Following on from the Shanghai project MacKinnon-Day worked with women from Liverpool’s Chinese community at the Pagoda Arts Centre. Through interviews she explored social, historical and cultural factors pertaining to the transition from one cultural environment to another.

What had been the impact on the women who made the move? How has it affected future generations? These are some of the questions to which we may hear the answers during the follow-up discussion.

10 Day Rehearsal combines archive and contemporary footage together with the qipao dance. The work explores ideas of lost youth and innocence as well as traditional Chinese ideas of beauty, sophistication and style.

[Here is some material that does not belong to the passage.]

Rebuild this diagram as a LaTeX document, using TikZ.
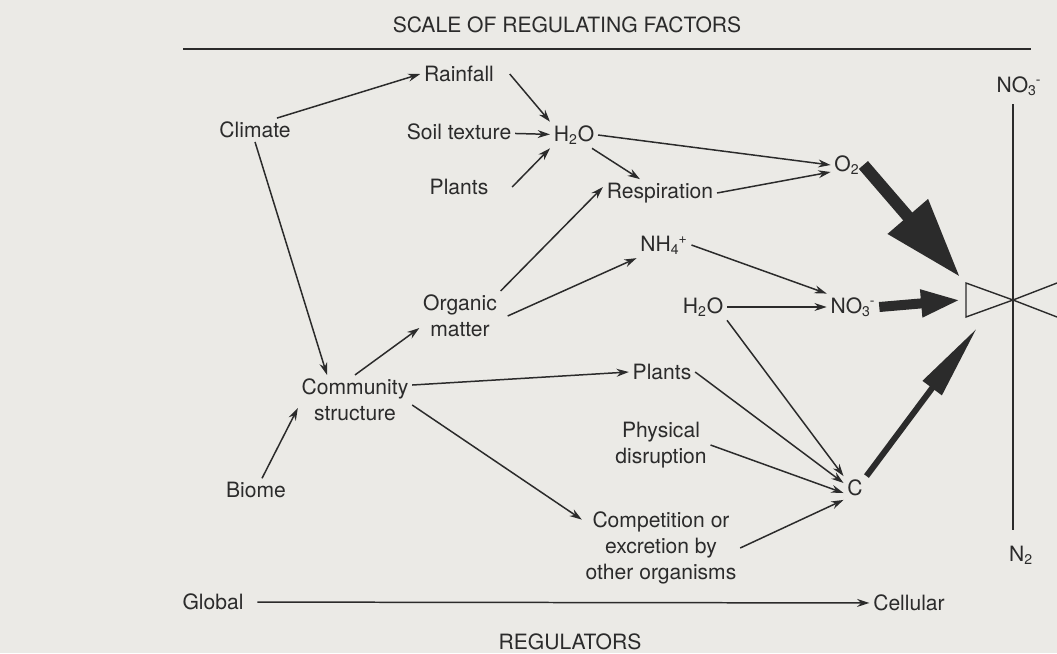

It juxtaposes two distinct periods of China’s history from the perspective of women who have lived through this time.

MacKinnon-Day’s preoccupation with the relationships between people and places in her previous work has led to this examination of human displacement in time and space. What happens to individuals when their circumstances change? How can they maintain their traditions whilst integrating into their new environment? What is lost? To what extent are they, as women, empowered to express their innermost feelings about the changes they have undergone?